Insgesamt vier Sitzungen

Der KKK-Komplex wird den Untersuchungsausschuss nach Drexlers Worten in insgesamt vier Sitzungen beschäftigen. Danach will das Gremium den Schwerpunkt auf den Kiesewetter-Mord verlagern. Nebenbei beschäftigt sich der Ausschuss auch weiterhin mit dem Fall des toten ehemaligen Neonazis Florian H., der behauptet hatte, er kenne Kieswetters Mörder.

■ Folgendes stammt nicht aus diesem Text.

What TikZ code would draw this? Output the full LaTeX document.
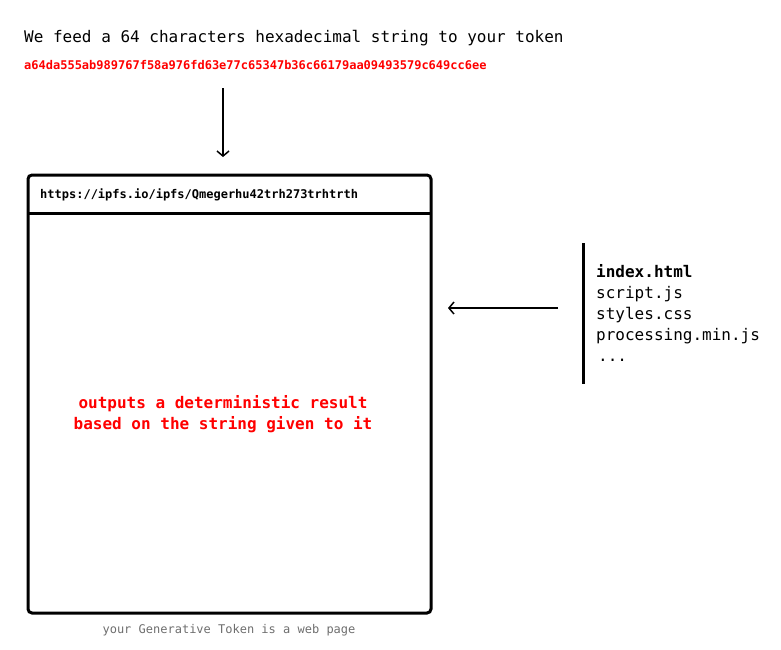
\documentclass[tikz,border=0pt]{standalone}
\usepackage{fontspec}
\setmonofont{DejaVu Sans Mono}
\usetikzlibrary{arrows.meta}
\definecolor{hexred}{RGB}{255,0,0}
\definecolor{capgray}{RGB}{110,110,110}
\tikzset{
  mono/.style={font=\ttfamily\fontsize{16}{21}\selectfont, inner sep=0pt},
  monosmall/.style={font=\ttfamily\bfseries\fontsize{12}{14}\selectfont, inner sep=0pt},
  flow/.style={line width=1.5pt, -{Straight Barb[length=5pt,width=12pt]}}
}
\begin{document}
\begin{tikzpicture}[x=1pt,y=-1pt]
\useasboundingbox (0,0) rectangle (781,649);
\node[mono, anchor=west] (intro) at (24,38) {We feed a 64 characters hexadecimal string to your token};
\node[monosmall, anchor=west, text=hexred] (hex) at (24,65) {a64da555ab989767f58a976fd63e77c65347b36c66179aa09493579c649cc6ee};
%%%%%%%%%%%%%%%%
\coordinate (feedtop) at (223,88);
\coordinate (feedend) at (223,157);
\draw[flow] (feedtop) -- (feedend);
%%%%%%%%%%%%%%%%
\draw[line width=3pt, rounded corners=4pt] (28,175) rectangle (431,613);
\draw[line width=3pt] (28,213) -- (431,213);
\node[monosmall, anchor=west] (url) at (40,195) {https://ipfs.io/ipfs/Qmegerhu42trh273trhtrth};
\node[mono, font=\ttfamily\bfseries\fontsize{16}{21}\selectfont, align=center, text=hexred] (result) at (223,414) {outputs a deterministic result\\based on the string given to it};
\node[monosmall, font=\ttfamily\fontsize{12}{14}\selectfont, text=capgray] (caption) at (229,630) {your Generative Token is a web page};
%%%%%%%%%%%%%%%%
\draw[line width=3pt] (583,243) -- (583,384);
\node[mono, anchor=north west, align=left] (files) at (596,264) {\textbf{index.html}\\script.js\\styles.css\\processing.min.js\\\kern2pt...};
\coordinate (filesout) at (558,308);
\coordinate (boxin) at (448,308);
\draw[flow] (filesout) -- (boxin);
\end{tikzpicture}
\end{document}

Das Gremium wartet darauf, dass die Familie des Toten einen Camcorder und einen Laptop übergibt. Ihr Anwalt Yavuz Narin sagte der Deutschen Presse-Agentur, er werde der Familie vorschlagen, einen öffentlich-rechtlichen Vertrag mit dem Ausschuss zur Übergabe der Geräte zu schließen. Darin solle ausdrücklich festgehalten werden, dass die Familie über den weiteren Umgang mit den Geräten informiert wird. Ein Handy von Florian H. ist hingegen noch verschwunden.

Der Ausschuss untersucht die Bezüge des NSU nach Baden-Württemberg und mögliches Behördenversagen im Südwesten. Den Rechtsterroristen werden zehn Morde zugerechnet - an neun Migranten und an Kiesewetter.